En ce qui concerne les trois autres pans de ce programme, c’est de la bouillie pour des naïfs indécrottables. Les ressources et les activités du Fonds d’Assistance Économique et Sociale (FAES) devraient déjà être prises en compte, dans le cadre budgétaire, à moyen terme. Cela va de soi, et que cela ne le soit pas déjà est hautement irrégulier et même scandaleux. De même, le renforcement du cadre institutionnel de la BRH et du FAES, c’est un objectif très louable en soi. Tout comme d’ailleurs la construction et le développement des filières de sécurité sociale, l’amélioration de la gouvernance, de la transparence et de la reddition de comptes, par la publication de l’ensemble des contrats et concessions publiques, comment cela peut-il en être autrement ? Cela est inscrit, depuis longtemps déjà, je pense, dans nos procédures administratives. Mais, après l’avoir dit, on le fait comment ? Qui en sera responsable et imputable ? Combien de nos ministres, de nos secrétaires d’État, des personnes en charge de la gestion de nos fonds publics ont fait le strict minimum requis: la déclaration de patrimoine ? On serait surpris du nombre de nos gouvernants qui s’en sont abstenus.

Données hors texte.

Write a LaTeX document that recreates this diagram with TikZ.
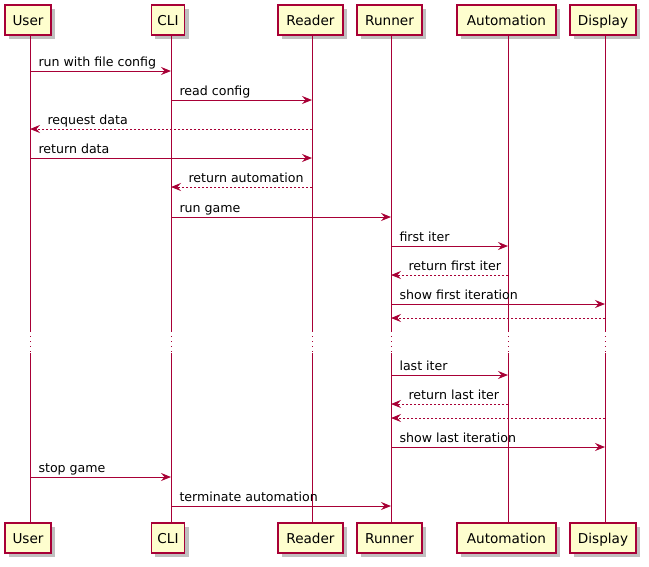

À ma compréhension, l’acceptation par ce Gouvernement de se laisser observer par la FMI, dans le cadre du Staff Monitored Program (SMP), est juste un autre écran de fumée, une autre manœuvre dilatoire pour gagner du temps et se donner bonne presse à l’international. Rien d’autre. Pour appliquer ces mesures d’autodiscipline dans la gouvernance macroéconomique du pays, il faut d’abord y croire, résolument. Il faut ensuite être assez crédible auprès de la population et des agents économiques du pays, pour les leur vendre et leur faire accepter de s’y astreindre. Le déficit de crédibilité de ce gouvernement, dans toutes les sphères de ses activités et à tous les niveaux hiérarchiques, est un handicap majeur qui met en péril la réussite d’un tel programme, dès le départ. Tout au plus, cela habilitera quelques gouvernements étrangers ou quelques bailleurs de fonds internationaux à défendre auprès de leurs commettants, la décision de promettre quelques miettes à ce gouvernement, quitte à n’en verser qu’une infime partie, en attendant de voir des résultats patents qui ne seront finalement pas au rendez-vous. La signature de ce SMP, une autre fois, je le crains fort, n’est qu’un simulacre, un autre coup d’épée dans l’eau. Rien d’autre. Et cela risque d’être sans effets notables, malheureusement. À part peut-être celui de permettre à ce gouvernement de s’incruster un peu plus longtemps au pouvoir, sans rien faire pour changer un iota à la situation du pays.